International Human Rights Day
On International Human Rights Day, we share the OHCHR report developed post a consultation on mental health & human rights held in October 2024, where TCI joined as a panelist representing the global movement of persons with psychosocial disabilities.
The consultation sought to understand the barriers to applying a rights based approach to mental health and to identify the policy measures needed to align laws, services and practices with international human rights standards.
In our intervention, we emphasized a core principle of our movement: mental health and human rights cannot be treated as separate streams. Our rights do not flow from a ‘mental health’ framework, they are universal, indivisible and grounded in freedom, legal capacity, equity and inclusion. As long as incapacity laws and coercive systems remain, even in updated forms, our lives and freedoms will continue to be disrupted.

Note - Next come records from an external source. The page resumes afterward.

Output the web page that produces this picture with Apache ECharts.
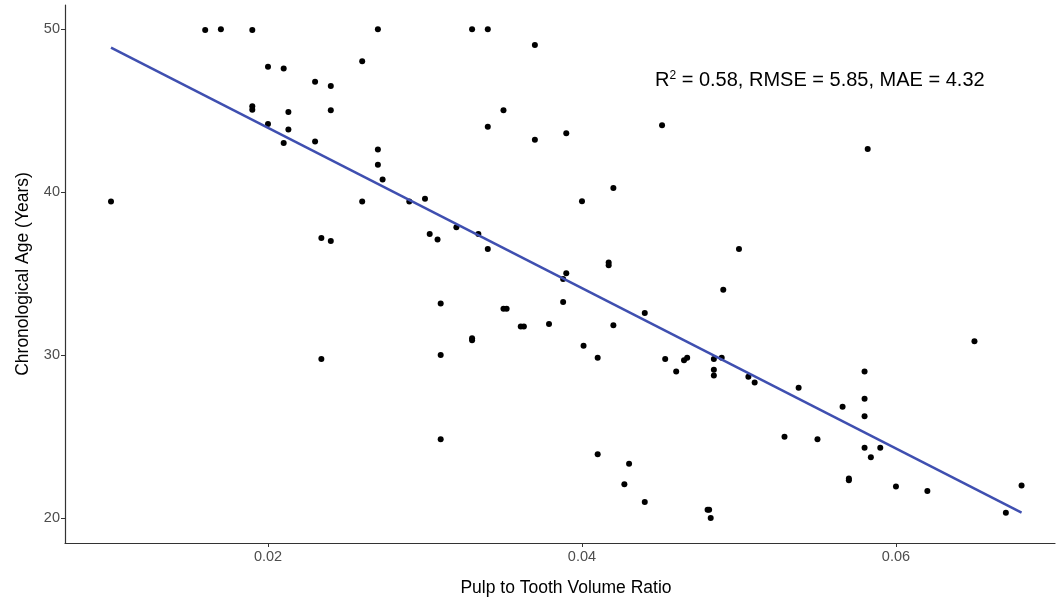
<!DOCTYPE html>
<html>
<head>
<meta charset="utf-8">
<title>Pulp to Tooth Volume Ratio vs Age</title>
<script src="https://cdn.jsdelivr.net/npm/echarts@6/dist/echarts.min.js"></script>
<style>
  html, body { margin: 0; padding: 0; background: #fff; overflow: hidden; }
  #chart { width: 1056px; height: 602px; }
</style>
</head>
<body>
<div id="chart"></div>
<script>
  // points
  var ratio = [
    0.0160, 0.0170, 0.0190, 0.0270, 0.0260, 0.0200, 0.0210, 0.0230, 0.0240, 0.0190,
    0.0190, 0.0213, 0.0240, 0.0200, 0.0213, 0.0210, 0.0230, 0.0270, 0.0270, 0.0273,
    0.0260, 0.0290, 0.0100, 0.0234, 0.0240, 0.0330, 0.0340, 0.0370, 0.0350, 0.0340,
    0.0370, 0.0390, 0.0451, 0.0420, 0.0400, 0.0300, 0.0303, 0.0308, 0.0320, 0.0334,
    0.0340, 0.0500, 0.0417, 0.0417, 0.0390, 0.0388, 0.0490, 0.0310, 0.0388, 0.0350,
    0.0352, 0.0440, 0.0361, 0.0363, 0.0379, 0.0420, 0.0330, 0.0330, 0.0310, 0.0401,
    0.0410, 0.0453, 0.0460, 0.0465, 0.0467, 0.0484, 0.0489, 0.0484, 0.0484, 0.0506,
    0.0510, 0.0310, 0.0410, 0.0430, 0.0427, 0.0440, 0.0480, 0.0481, 0.0482, 0.0234,
    0.0538, 0.0650, 0.0580, 0.0580, 0.0580, 0.0566, 0.0529, 0.0550, 0.0580, 0.0590,
    0.0584, 0.0570, 0.0570, 0.0600, 0.0620, 0.0680, 0.0670, 0.0582
  ]
  var age = [
    49.94, 50.00, 49.94, 50.00, 48.03, 47.69, 47.58, 46.77, 46.51, 45.27,
    45.05, 44.92, 45.03, 44.18, 43.85, 43.02, 43.10, 42.61, 41.68, 40.77,
    39.43, 39.43, 39.43, 37.19, 37.01, 50.00, 50.00, 49.03, 45.03, 44.01,
    43.22, 43.61, 44.11, 40.26, 39.45, 39.59, 37.44, 37.10, 37.85, 37.44,
    36.52, 36.52, 35.69, 35.52, 35.03, 34.67, 34.01, 33.17, 33.26, 32.85,
    32.85, 32.59, 31.76, 31.76, 31.92, 31.84, 31.04, 30.92, 30.01, 30.58,
    29.85, 29.77, 29.00, 29.69, 29.85, 29.77, 29.85, 29.10, 28.76, 28.67,
    28.33, 24.84, 23.93, 23.34, 22.08, 21.00, 20.52, 20.52, 20.01, 29.77,
    28.00, 30.85, 29.00, 27.33, 26.26, 26.83, 25.00, 24.84, 24.33, 24.33,
    23.74, 22.43, 22.33, 21.94, 21.67, 22.00, 20.33, 42.65
  ]
  var xTicks = [0.02, 0.04, 0.06]
  var yTicks = [20, 30, 40, 50]
  // fitted line
  var fitIntercept = 53.78
  var fitSlope = -491.7

  var points = ratio.map(function (r, i) { return [r, age[i]] })
  var xLo = Math.min.apply(null, ratio)
  var xHi = Math.max.apply(null, ratio)
  var fitData = [xLo, xHi].map(function (x) { return [x, fitIntercept + fitSlope * x] })

  var font = '"Liberation Sans", Arial, Helvetica, sans-serif'
  var axisColor = '#333'

  var chart = echarts.init(document.getElementById('chart'), null, { renderer: 'canvas' })
  var option = {
    backgroundColor: '#fff',
    animation: false,
    grid: { left: 65, right: 1, top: 5, bottom: 55, containLabel: false },
    xAxis: {
      type: 'value',
      min: 0.00707,
      max: 0.07013,
      name: 'Pulp to Tooth Volume Ratio',
      nameLocation: 'middle',
      nameGap: 36,
      nameTextStyle: { color: '#000', fontSize: 17.5, fontFamily: font, padding: [0, 0, 0, 12] },
      axisLine: { show: true, onZero: false, lineStyle: { color: axisColor, width: 1.2 } },
      axisTick: { show: true, length: 4, customValues: xTicks, lineStyle: { color: axisColor } },
      axisLabel: {
        color: '#4d4d4d', fontSize: 14.5, fontFamily: font, margin: 6,
        customValues: xTicks,
        formatter: function (v) { return v.toFixed(2) }
      },
      splitLine: { show: false }
    },
    yAxis: {
      type: 'value',
      min: 18.48,
      max: 51.48,
      name: 'Chronological Age (Years)',
      nameLocation: 'middle',
      nameGap: 33,
      nameTextStyle: { color: '#000', fontSize: 17.5, fontFamily: font },
      axisLine: { show: true, onZero: false, lineStyle: { color: axisColor, width: 1.2 } },
      axisTick: { show: true, length: 4, customValues: yTicks, lineStyle: { color: axisColor } },
      axisLabel: { color: '#4d4d4d', fontSize: 14.5, fontFamily: font, margin: 5, customValues: yTicks },
      splitLine: { show: false }
    },
    series: [
      {
        name: 'observed',
        type: 'scatter',
        data: points,
        symbol: 'circle',
        symbolSize: 6,
        itemStyle: { color: '#000', opacity: 1 },
        z: 2
      },
      {
        name: 'fit',
        type: 'line',
        data: fitData,
        showSymbol: false,
        lineStyle: { color: '#3f4fb0', width: 2.5 },
        z: 3
      }
    ],
    graphic: [
      {
        type: 'text',
        left: 655,
        top: 70,
        style: {
          text: '{b|R}{s|2}{b| = 0.58, RMSE = 5.85, MAE = 4.32}',
          fill: '#000',
          rich: {
            b: { fontSize: 20, fontFamily: font, fill: '#000', verticalAlign: 'bottom' },
            s: { fontSize: 12, fontFamily: font, fill: '#000', verticalAlign: 'top' }
          }
        }
      }
    ]
  }
  chart.setOption(option)
</script>
</body>
</html>
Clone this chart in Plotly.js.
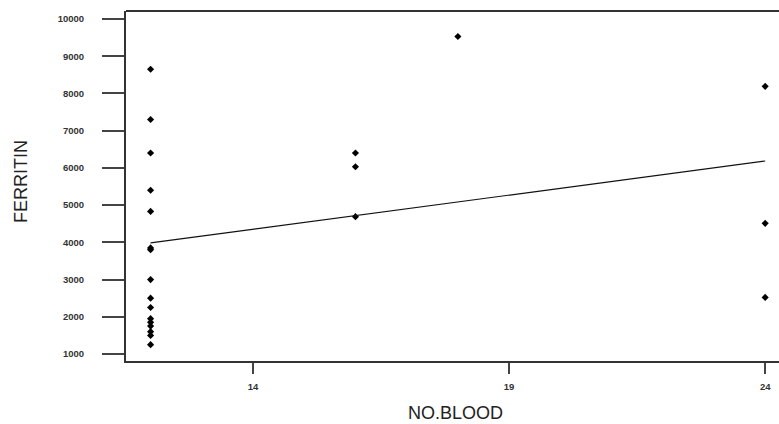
<!DOCTYPE html>
<html>
<head>
<meta charset="utf-8">
<script src="https://cdn.plot.ly/plotly-3.0.1.min.js"></script>
<style>html,body{margin:0;padding:0;background:#fff;}#chart{width:779px;height:424px;}</style>
</head>
<body>
<div id="chart"></div>
<script>
// Observed points (NO.BLOOD vs FERRITIN)
const noBlood = [12,12,12,12,12,12,12,12,12,12,12,12,12,12,12,12, 16,16,16, 18, 24,24,24];
const ferritin = [8650,7300,6400,5400,4830,3850,3800,3000,2500,2250,1950,1850,1750,1600,1500,1250, 6400,6030,4690, 9530, 8190,4510,2520];
// Fitted line
const fitX = [12, 24];
const fitY = [3985, 6185];
const xTicks = [14, 19, 24];
const xTickText = ['14', '19', '24'];
const yTicks = [1000,2000,3000,4000,5000,6000,7000,8000,9000,10000];
const yTickText = ['1000','2000','3000','4000','5000','6000','7000','8000','9000','10000'];
const xTitle = 'NO.BLOOD';
const yTitle = 'FERRITIN';

const data = [
  {x: noBlood, y: ferritin, type: 'scatter', mode: 'markers',
   marker: {symbol: 'diamond', size: 5.5, color: '#000'}, hoverinfo: 'skip'},
  {x: fitX, y: fitY, type: 'scatter', mode: 'lines',
   line: {color: '#111', width: 1.2}, hoverinfo: 'skip'}
];
const tickFont = {family: 'Liberation Sans, Arial, sans-serif', size: 9.5, color: '#333', weight: 'bold'};
const layout = {
  width: 779, height: 424,
  margin: {l: 126, r: 0, t: 11, b: 63, pad: 0},
  paper_bgcolor: '#fff', plot_bgcolor: '#fff',
  showlegend: false,
  xaxis: {range: [11.52, 24.27], tickvals: xTicks, ticktext: xTickText, ticks: 'outside', ticklen: 11, tickwidth: 2, tickcolor: '#444',
          showline: true, linecolor: '#333', linewidth: 2, showgrid: false, zeroline: false,
          tickfont: tickFont, ticklabelstandoff: 5},
  yaxis: {range: [812, 10215], tickvals: yTicks, ticktext: yTickText, ticks: 'outside', ticklen: 22, tickwidth: 2, tickcolor: '#444',
          showline: true, linecolor: '#333', linewidth: 2, showgrid: false, zeroline: false,
          tickfont: tickFont, ticklabelstandoff: 16},
  shapes: [{type: 'line', xref: 'paper', yref: 'paper', x0: 0, x1: 1, y0: 1, y1: 1,
            line: {color: '#333', width: 2}}],
  annotations: [
    {text: xTitle, xref: 'paper', yref: 'paper', x: 0.505, y: -0.149, xanchor: 'center', yanchor: 'middle',
     showarrow: false, font: {family: 'Liberation Sans, Arial, sans-serif', size: 18, color: '#222'}},
    {text: yTitle, xref: 'paper', yref: 'paper', x: -0.1608, y: 0.514, xanchor: 'center', yanchor: 'middle',
     textangle: -90, showarrow: false, font: {family: 'Liberation Sans, Arial, sans-serif', size: 18, color: '#222'}}
  ]
};
Plotly.newPlot('chart', data, layout, {staticPlot: true, displayModeBar: false});
</script>
</body>
</html>
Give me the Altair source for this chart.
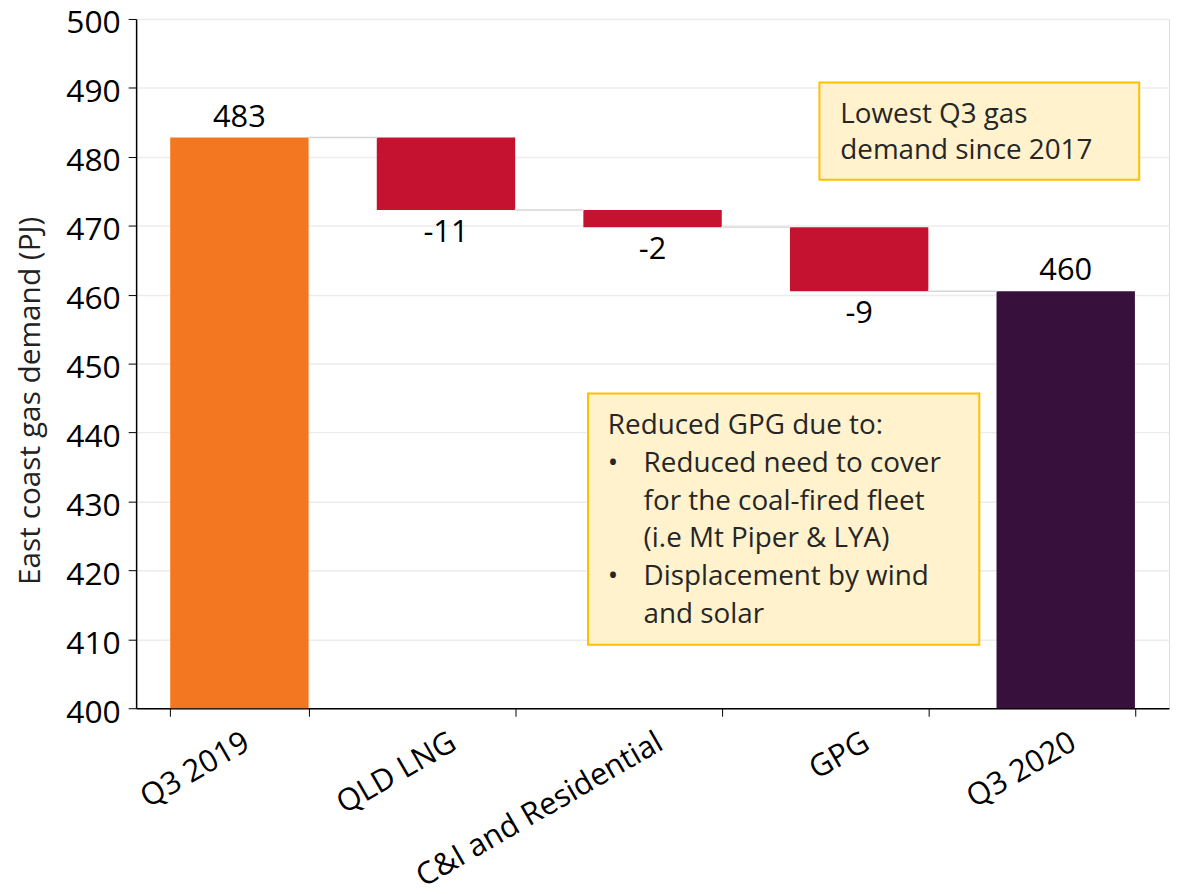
import altair as alt
import pandas as pd

# ---- data ----
categories = ["Q3 2019", "QLD LNG", "C&I and Residential", "GPG", "Q3 2020"]
kinds = ["total", "delta", "delta", "delta", "total"]
values = [482.8, -10.5, -2.5, -9.3, 460.5]
value_labels = ["483", "-11", "-2", "-9", "460"]
bar_colors = ["#F37721", "#C41230", "#C41230", "#C41230", "#37113B"]
y_ticks = list(range(400, 501, 10))
note1_lines = ["Lowest Q3 gas", "demand since 2017"]
note2_head = ["Reduced GPG due to:"]
note2_items = ["Reduced need to cover", "for the coal-fired fleet", "(i.e Mt Piper & LYA)",
               "Displacement by wind", "and solar"]

FONT = "Open Sans"
YTITLE = "East coast gas demand (PJ)"

rows = []
running = 0.0
for c, k, v, l, col in zip(categories, kinds, values, value_labels, bar_colors):
    if k == "total":
        start, end = 400.0, v
        running = v
    else:
        start, end = running, running + v
        running = end
    rows.append(dict(cat=c, y=start, y2=end, label=l, color=col, kind=k,
                     top=max(start, end), bottom=min(start, end)))
df = pd.DataFrame(rows)

conn = []
for i in range(len(rows) - 1):
    conn.append(dict(cat=rows[i]["cat"], cat2=rows[i + 1]["cat"], level=rows[i]["y2"]))
conn_df = pd.DataFrame(conn)

xscale = alt.Scale(domain=categories, paddingInner=0.33, paddingOuter=0.165)
yscale = alt.Scale(domain=[400, 500], nice=False, zero=False)

x_axis = alt.Axis(labelAngle=-30, labelAlign="right", labelBaseline="top",
                  labelFontSize=31, labelFont=FONT, labelColor="#000000", labelLimit=0,
                  labelPadding=11, tickBand="extent", tickSize=8,
                  tickColor="#000000", domainColor="#000000", domainWidth=1.5,
                  grid=False, labelOverlap=False)
y_axis = alt.Axis(values=y_ticks, labelFontSize=32, labelFont=FONT,
                  labelColor="#000000", labelPadding=8, labelOffset=4, tickSize=8,
                  tickColor="#000000", domainColor="#000000", domainWidth=1.5,
                  gridColor="#ececec", gridWidth=1.5,
                  titleFontSize=30, titleFont=FONT, titleFontWeight="normal",
                  titleColor="#222222", titlePadding=20, titleY=384)


def X(field):
    return alt.X(field, scale=xscale, sort=categories, title=None, axis=x_axis)


def Y(field):
    return alt.Y(field, scale=yscale, title=YTITLE, axis=y_axis)


bars = alt.Chart(df).mark_bar().encode(
    x=X("cat:N"), y=Y("y:Q"), y2="y2:Q",
    color=alt.Color("color:N", scale=None),
)

connectors = alt.Chart(conn_df).mark_rule(color="#d6d6d6", strokeWidth=1.5,
                                           xOffset=69, x2Offset=-69).encode(
    x=X("cat:N"), x2="cat2:N", y=Y("level:Q"),
)

tot_labels = alt.Chart(df).transform_filter(alt.datum.kind == "total").mark_text(
    font=FONT, fontSize=31, baseline="bottom", dy=-4, color="#000000").encode(
    x=X("cat:N"), y=Y("top:Q"), text="label:N",
)
delta_labels = alt.Chart(df).transform_filter(alt.datum.kind == "delta").mark_text(
    font=FONT, fontSize=31, baseline="top", dy=8, color="#000000").encode(
    x=X("cat:N"), y=Y("bottom:Q"), text="label:N",
)

one = pd.DataFrame({"a": [0]})
box_style = dict(fill="#FFF2CC", stroke="#FFC000", strokeWidth=2)
box1 = alt.Chart(one).mark_rect(**box_style).encode(
    x=alt.value(688), x2=alt.value(1010), y=alt.value(64), y2=alt.value(162))
box2 = alt.Chart(one).mark_rect(**box_style).encode(
    x=alt.value(455), x2=alt.value(849), y=alt.value(377), y2=alt.value(630))

txt = dict(font=FONT, fontSize=28, align="left", baseline="alphabetic", color="#262626")
note1 = alt.Chart(one).mark_text(text=note1_lines, lineHeight=36, **txt).encode(
    x=alt.value(709), y=alt.value(105))
note2_h = alt.Chart(one).mark_text(text=note2_head, **txt).encode(
    x=alt.value(475), y=alt.value(418))
note2_i = alt.Chart(one).mark_text(text=note2_items[:3], lineHeight=38, **txt).encode(
    x=alt.value(511), y=alt.value(456))
note2_j = alt.Chart(one).mark_text(text=note2_items[3:], lineHeight=38, **txt).encode(
    x=alt.value(511), y=alt.value(570))
bul1 = alt.Chart(one).mark_text(text="•", **txt).encode(x=alt.value(475), y=alt.value(456))
bul2 = alt.Chart(one).mark_text(text="•", **txt).encode(x=alt.value(475), y=alt.value(570))

chart = alt.layer(bars, connectors, tot_labels, delta_labels, box1, box2,
                  note1, note2_h, note2_i, note2_j, bul1, bul2).properties(
    width=1040, height=694,
    autosize=alt.AutoSizeParams(type="none"),
    padding={"left": 129, "top": 8, "right": 1, "bottom": 184},
).configure_view(stroke=None).configure(background="#ffffff")

chart.save("out.html", embed_options={"renderer": "svg", "actions": False})
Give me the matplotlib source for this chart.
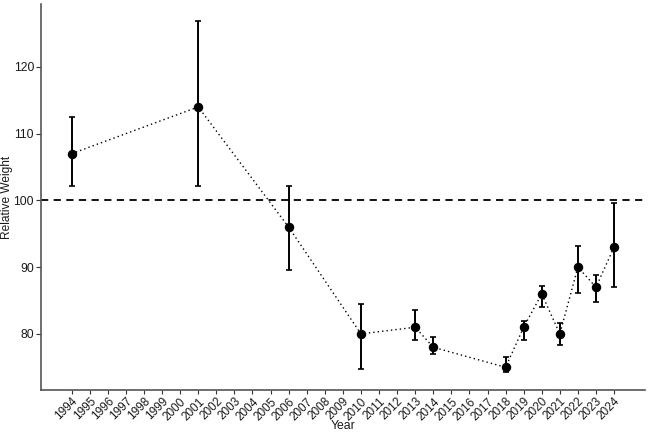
import matplotlib
matplotlib.use("Agg")
import matplotlib.pyplot as plt
import matplotlib.transforms as mtransforms
import numpy as np

plt.rcParams['font.family'] = ['Liberation Sans', 'DejaVu Sans']

all_years = [str(y) for y in range(1994, 2025)]
years = [1994, 2001, 2006, 2010, 2013, 2014, 2018, 2019, 2020, 2021, 2022, 2023, 2024]
weight = [107, 114, 96, 80, 81, 78, 75, 81, 86, 80, 90, 87, 93]
upper = [112.5, 126.9, 102.2, 84.5, 83.6, 79.5, 76.5, 81.9, 87.2, 81.6, 93.1, 88.8, 99.6]
lower = [102.2, 102.2, 89.6, 74.7, 79.1, 77.0, 74.3, 79.1, 84.1, 78.3, 86.2, 84.85, 87.1]
reference_level = 100

fig = plt.figure(figsize=(6.5, 4.38), dpi=100)
ax = fig.add_axes([0.063, 0.1096, 0.929, 0.881])

xpos = np.array([all_years.index(str(y)) for y in years])
w = np.array(weight)
yerr = np.vstack([w - np.array(lower), np.array(upper) - w])

ax.axhline(reference_level, color='black', linestyle=(0, (4, 3)), linewidth=1.3, zorder=1)
ax.plot(xpos, w, linestyle=(0, (1, 2.2)), color='black', linewidth=1.0, zorder=2)
ax.errorbar(xpos, w, yerr=yerr, fmt='none', ecolor='black', elinewidth=1.4,
            capsize=2.2, capthick=1.2, zorder=3)
ax.plot(xpos, w, 'o', color='black', markersize=5.8, zorder=4)

ax.set_xlim(-1.7, len(all_years) - 1 + 1.7)
ax.set_ylim(71.6, 129.4)
ax.set_xticks(range(len(all_years)))
ax.set_xticklabels(all_years, rotation=45, ha='right', rotation_mode='anchor', fontsize=8.5, color='#1a1a1a')
offset = mtransforms.ScaledTranslation(5 / 100, 0, fig.dpi_scale_trans)
for lbl in ax.get_xticklabels():
    lbl.set_transform(lbl.get_transform() + offset)
ax.set_yticks([80, 90, 100, 110, 120])
ax.tick_params(axis='y', labelsize=8.8, labelcolor='#1a1a1a', length=3.5, color='#333333', width=0.8, pad=1.5)
ax.tick_params(axis='x', length=3, color='#333333', width=0.8, pad=1.0)

for s in ['top', 'right']:
    ax.spines[s].set_visible(False)
for s in ['left', 'bottom']:
    ax.spines[s].set_color('#555555')
    ax.spines[s].set_linewidth(1.2)

ax.set_xlabel('Year', fontsize=8.8, color='#1a1a1a')
ax.xaxis.set_label_coords(0.5, -0.078)
ax.set_ylabel('Relative Weight', fontsize=8.6, color='#1a1a1a')
ax.yaxis.set_label_coords(-0.047, 0.5)

fig.savefig('out.png', dpi=100)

We reaffirm today that we are not advocating for small adjustments within existing systems. We are asserting our right to live full, connected, self determined lives in our communities, on an equal basis with others and for all policy efforts to be rooted firmly in human rights and not filtered through a mental health lens.
The OHCHR report acknowledges the challenges within current mental health systems and reflects several points raised during the consultation including concerns about coercion, dominance of the medical model and the need for community-based supports. While the consultation report incorporates some points made by TCI, it only partially reflects the core message.